Hi there,

I am trying to build an ARDL model to predict recessions in the US using industry productivity, the difference in yields between 3 month and 10 year treasury bills, unemployment rate and the federal rate. The recession variable is a binary variable with a value of either 0 or 1. Is it correct to just lag the variables and use a probit function to regress recession on these variables or is that not a valid approach? When I do just do that and then try training my model and forecasting periods for which I have data, my model fits too well. It sits at almost 0 for most of the time (well more accurately it sits at numbers such as 5.18e-18) with the occasional one period spike and then jumps to something like 0.9997 when there was a recession.

My code looks like this:

probit rec l(1).rec l(4/6)d.m3 l(4/8)d.unr l(6/12).indprod l(3/5).fedr if tin(1985m1, 2003m1)

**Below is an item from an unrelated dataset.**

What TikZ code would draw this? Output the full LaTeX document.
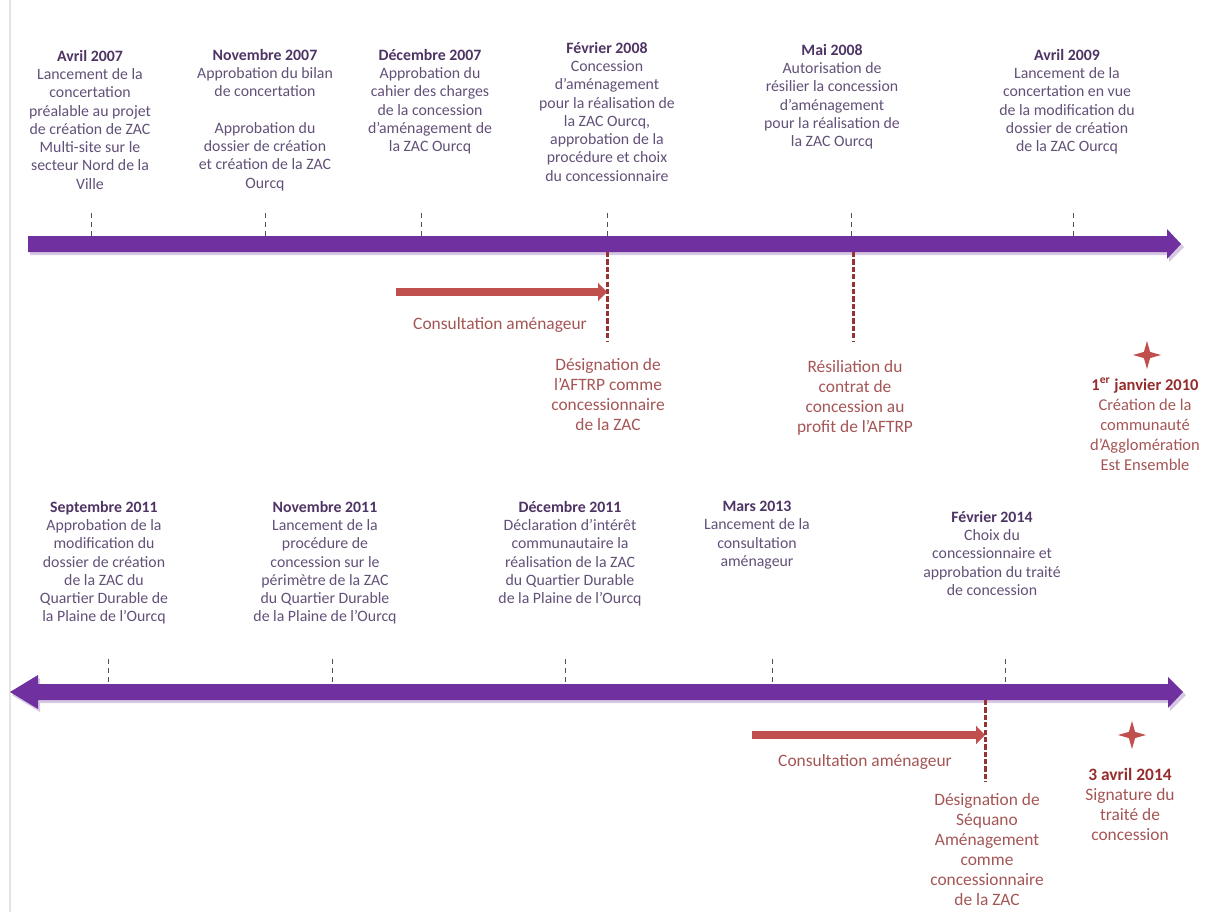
\documentclass[tikz,border=0pt]{standalone}
\usepackage{fontspec}
\setmainfont{Carlito}
\usetikzlibrary{arrows.meta, positioning, shapes.geometric}
\definecolor{tlpurple}{RGB}{112,48,160}
\definecolor{tlshade}{RGB}{214,200,226}
\definecolor{tltitle}{RGB}{78,52,100}
\definecolor{tltext}{RGB}{98,80,120}
\definecolor{tlred}{RGB}{192,80,77}
\definecolor{tldash}{RGB}{150,50,50}
\definecolor{tlredtext}{RGB}{165,85,85}
\definecolor{tlredtitle}{RGB}{150,45,45}
\definecolor{tltick}{RGB}{80,80,90}
\definecolor{tlborder}{RGB}{228,228,228}

\begin{document}
\begin{tikzpicture}[
    x=0.2mm, y=-0.2mm,
    font=\fontsize{9}{10.4}\selectfont,
    % Styles for the two timelines
    event/.style={align=center, text=tltext, inner sep=1pt, anchor=north},
    milestone/.style={align=center, text=tlredtext, inner sep=1pt, anchor=north, font=\fontsize{9.9}{11.4}\selectfont},
    timeline/.style={fill=tlpurple},
    timeshade/.style={fill=tlshade},
    tick/.style={draw=tltick, densely dashed, line width=0.5pt},
    handover/.style={draw=tldash, dash pattern=on 3pt off 1.2pt, line width=1.7pt},
    phase/.style={draw=tlred, line width=4.5pt, -{Triangle[length=5pt, width=10pt]}},
    sparkle/.style={star, star points=4, star point ratio=3.2, fill=tlred, draw=none, minimum size=5.6mm, inner sep=0pt}
]
\useasboundingbox (0,0) rectangle (1205,912);

% left page border
\draw[tlborder, line width=0.8pt] (10,0) -- (10,912);

% ----------------------------------------------------
% Upper timeline (2007 - 2010)
% ----------------------------------------------------
\fill[timeshade] (30,239) -- (1169,239) -- (1169,232) -- (1184,247) -- (1169,262) -- (1169,255) -- (30,255) -- cycle;
\fill[timeline] (28,236) -- (1167,236) -- (1167,229) -- (1181,244) -- (1167,259) -- (1167,252) -- (28,252) -- cycle;
\coordinate (topN) at (0,236);
\coordinate (topS) at (0,252);

\foreach \x/\n in {91/a, 265/b, 421/c, 607/d, 851/e, 1073/f}{
    \coordinate (tk\n) at (\x,213);
    \draw[tick] (tk\n) -- (tk\n |- topN);
}

\node[event] (avr07) at (90,48) {\textcolor{tltitle}{\textbf{Avril 2007}}\\Lancement de la\\concertation\\préalable au projet\\de création de ZAC\\Multi-site sur le\\secteur Nord de la\\Ville};
\node[event] (nov07) at (265,47) {\textcolor{tltitle}{\textbf{Novembre 2007}}\\Approbation du bilan\\de concertation\\[10.4pt]Approbation du\\dossier de création\\et création de la ZAC\\Ourcq};
\node[event] (dec07) at (430,47) {\textcolor{tltitle}{\textbf{Décembre 2007}}\\Approbation du\\cahier des charges\\de la concession\\d’aménagement de\\la ZAC Ourcq};
\node[event] (fev08) at (607,40) {\textcolor{tltitle}{\textbf{Février 2008}}\\Concession\\d’aménagement\\pour la réalisation de\\la ZAC Ourcq,\\approbation de la\\procédure et choix\\du concessionnaire};
\node[event] (mai08) at (832,42) {\textcolor{tltitle}{\textbf{Mai 2008}}\\Autorisation de\\résilier la concession\\d’aménagement\\pour la réalisation de\\la ZAC Ourcq};
\node[event] (avr09) at (1067,47) {\textcolor{tltitle}{\textbf{Avril 2009}}\\Lancement de la\\concertation en vue\\de la modification du\\dossier de création\\de la ZAC Ourcq};

% consultation and handover to the AFTRP
\coordinate (aftrpend) at (607,341);
\coordinate (resilend) at (853,342);
\draw[handover] (aftrpend |- topS) -- (aftrpend);
\draw[handover] (resilend |- topS) -- (resilend);

\coordinate (cons1start) at (396,292);
\draw[phase] (cons1start) -- (cons1start -| aftrpend);
\node[milestone, anchor=center] (cons1) at (500,325) {Consultation aménageur};

\node[milestone] (aftrp) at (608,356) {Désignation de\\l’AFTRP comme\\concessionnaire\\de la ZAC};
\node[milestone] (resil) at (855,358) {Résiliation du\\contrat de\\concession au\\profit de l’AFTRP};

\node[sparkle] (star1) at (1147,355) {};
\node[milestone, font=\fontsize{9.4}{11.4}\selectfont] (jan10) at (1145,376) {\textcolor{tlredtitle}{\textbf{1\textsuperscript{er} janvier 2010}}\\Création de la\\communauté\\d’Agglomération\\Est Ensemble};

% ----------------------------------------------------
% Lower timeline (2011 - 2014)
% ----------------------------------------------------
\fill[timeshade] (12,695) -- (40,678) -- (40,687) -- (1170,687) -- (1170,680) -- (1186,695) -- (1170,711) -- (1170,703) -- (40,703) -- (40,712) -- cycle;
\fill[timeline] (10,692) -- (38,675) -- (38,684) -- (1168,684) -- (1168,677) -- (1183,692) -- (1168,708) -- (1168,700) -- (38,700) -- (38,709) -- cycle;
\coordinate (botN) at (0,684);
\coordinate (botS) at (0,700);

\foreach \x/\n in {108/g, 332/h, 565/i, 772/j, 1005/k}{
    \coordinate (tk\n) at (\x,659);
    \draw[tick] (tk\n) -- (tk\n |- botN);
}

\node[event] (sep11) at (104,499) {\textcolor{tltitle}{\textbf{Septembre 2011}}\\Approbation de la\\modification du\\dossier de création\\de la ZAC du\\Quartier Durable de\\la Plaine de l’Ourcq};
\node[event] (nov11) at (325,499) {\textcolor{tltitle}{\textbf{Novembre 2011}}\\Lancement de la\\procédure de\\concession sur le\\périmètre de la ZAC\\du Quartier Durable\\de la Plaine de l’Ourcq};
\node[event] (dec11) at (570,499) {\textcolor{tltitle}{\textbf{Décembre 2011}}\\Déclaration d’intérêt\\communautaire la\\réalisation de la ZAC\\du Quartier Durable\\de la Plaine de l’Ourcq};
\node[event] (mar13) at (757,499) {\textcolor{tltitle}{\textbf{Mars 2013}}\\Lancement de la\\consultation\\aménageur};
\node[event] (fev14) at (992,509) {\textcolor{tltitle}{\textbf{Février 2014}}\\Choix du\\concessionnaire et\\approbation du traité\\de concession};

% consultation and handover to Séquano
\coordinate (seqend) at (985,782);
\draw[handover] (seqend |- botS) -- (seqend);

\coordinate (cons2start) at (752,735);
\draw[phase] (cons2start) -- (cons2start -| seqend);
\node[milestone, anchor=center] (cons2) at (865,762) {Consultation aménageur};

\node[milestone] (sequano) at (987,791) {Désignation de\\Séquano\\Aménagement\\comme\\concessionnaire\\de la ZAC};

\node[sparkle] (star2) at (1132,735) {};
\node[milestone] (avr14) at (1130,766) {\textcolor{tlredtitle}{\textbf{3 avril 2014}}\\Signature du\\traité de\\concession};

\end{tikzpicture}
\end{document}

predict rec_hat if tin(2003m2, 2020m2)

tsline rec rec_hat if tin(2003m2, 2020m2)

Note the lag periods are not optimised (but I don't want to ask too many questions on one post), but the time plot created is robust to many different specifications.

I know it seems strange to have a model which is too good, but I know there has to be something wrong for it to be forecasting so accurately. In no period should there be 0 chance or 100% chance of recession.

More Ben Stewart's questions See All
Similar questions and discussions